Objective => Lines holding the string "matplotlib" are the ones to copy; find them all in the data.

Source excerpt =>
_ _ _ _ _

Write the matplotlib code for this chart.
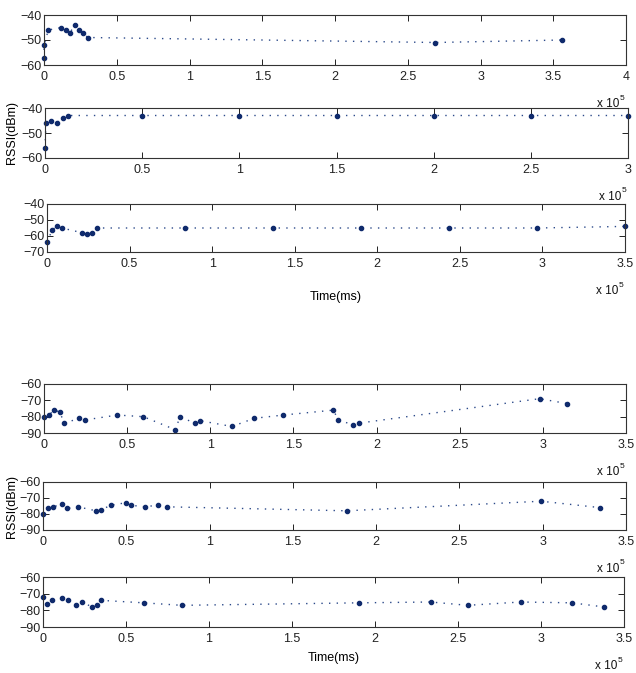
import matplotlib
matplotlib.use("Agg")
import matplotlib.pyplot as plt
from matplotlib.ticker import FixedLocator, FuncFormatter

plt.rcParams['font.family'] = ['Liberation Sans', 'DejaVu Sans']

# ---------------- data (time in ms, RSSI in dBm) ----------------
s1_t = [0, 0, 3000, 12000, 15000, 18000, 21000, 24000, 26800, 30000, 269000, 356000]
s1_r = [-57, -52, -46, -45, -46, -47, -44, -46, -47, -49, -51, -50]

s2_t = [0, 500, 3000, 6000, 9100, 12000, 50000, 100000, 150000, 200000, 250000, 300000]
s2_r = [-56, -46, -45, -46, -44, -43, -43, -43, -43, -43, -43, -43]

s3_t = [0, 3200, 6200, 9100, 21400, 24200, 27400, 30300, 83600, 137000, 190000, 243700, 297000, 350000]
s3_r = [-64, -56, -54, -55, -58, -59, -58, -55, -55, -55, -55, -55, -55, -54]

s4_t = [0, 3000, 6000, 9400, 12200, 21200, 24800, 44100, 59700, 79000, 81800, 90600, 94000,
        113000, 126500, 144000, 174000, 177000, 185800, 189200, 298000, 314700]
s4_r = [-80, -79, -76, -77, -84, -81, -82, -79, -80, -88, -80, -84, -82.5,
        -86, -81, -79, -76, -82, -85, -84, -69, -72]

s5_t = [0, 2800, 5800, 11600, 14600, 21000, 31800, 34600, 40800, 49600, 52600, 61000, 68800,
        74200, 182300, 299000, 334300]
s5_r = [-80, -76.5, -75.5, -74, -76.5, -75.5, -78, -77.5, -74.5, -73, -74.5, -75.5, -74.5,
        -75.5, -78, -72, -76]

s6_t = [0, 2400, 5200, 11200, 14800, 20000, 23700, 29500, 32500, 34900, 60700, 83600, 190400,
        233600, 255800, 287800, 318700, 338100]
s6_r = [-72, -76, -74, -72.5, -74, -77, -75, -78, -77, -74, -75.5, -77, -75.5,
        -75, -77, -75, -75.5, -78]

xmax = [400000, 300000, 350000, 350000, 350000, 350000]
yticks = [[-60, -50, -40], [-60, -50, -40], [-70, -60, -50, -40],
          [-90, -80, -70, -60], [-90, -80, -70, -60], [-90, -80, -70, -60]]
series = [(s1_t, s1_r), (s2_t, s2_r), (s3_t, s3_r), (s4_t, s4_r), (s5_t, s5_r), (s6_t, s6_r)]

ylabel = "RSSI(dBm)"
xlabel = "Time(ms)"

# ---------------- layout (pixels) ----------------
W, H = 636, 673
boxes = [(44, 626, 15, 65), (45, 628, 108, 158), (47, 625, 204, 252),
         (44, 626, 384, 433), (43, 626, 482, 530), (43, 624, 577, 627)]

fig = plt.figure(figsize=(W / 100, H / 100), dpi=100)

mark_color = '#0f2a6c'
line_color = '#2c4a8a'
fs = 9

axes = []
for i, (l, r, t, b) in enumerate(boxes):
    ax = fig.add_axes([l / W, 1 - b / H, (r - l) / W, (b - t) / H])
    tx, ry = series[i]
    ax.plot(tx, ry, linestyle=(0, (1, 4.5)), color=line_color, lw=1.0,
            marker='o', ms=3.0, mfc=mark_color, mec=mark_color, clip_on=False)
    ax.set_xlim(0, xmax[i])
    ax.set_ylim(yticks[i][0], yticks[i][-1])
    step = 50000
    ax.xaxis.set_major_locator(FixedLocator(list(range(0, xmax[i] + 1, step))))
    ax.xaxis.set_major_formatter(FuncFormatter(lambda v, p: "%g" % (v / 1e5)))
    ax.set_yticks(yticks[i])
    ax.tick_params(direction='in', top=True, right=True, length=4.5, width=0.7,
                   labelsize=fs, colors='#222222')
    ax.tick_params(axis='x', pad=4)
    ax.tick_params(axis='y', pad=1.5)
    for sp in ax.spines.values():
        sp.set_linewidth(0.8)
        sp.set_color('#333333')
    # multiplier label "x 10^5"
    fig.text((r - 7) / W, 1 - (b + 39) / H, "x 10", ha='right', va='center', fontsize=8.5,
             color='#111111')
    fig.text((r - 6) / W, 1 - (b + 33) / H, "5", ha='left', va='center', fontsize=6,
             color='#111111')
    axes.append(ax)

# axis labels
fig.text(12 / W, 1 - 132 / H, ylabel, rotation=90, ha='center', va='center', fontsize=9)
fig.text(12 / W, 1 - 507 / H, ylabel, rotation=90, ha='center', va='center', fontsize=9)
fig.text(336 / W, 1 - 297 / H, xlabel, ha='center', va='center', fontsize=9)
fig.text(334 / W, 1 - 658 / H, xlabel, ha='center', va='center', fontsize=9)

fig.savefig("out.png", dpi=100)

_ _ _ _ _

Reply =>
Write the matplotlib code for this chart.
import matplotlib
matplotlib.use("Agg")
import matplotlib.pyplot as plt
from matplotlib.ticker import FixedLocator, FuncFormatter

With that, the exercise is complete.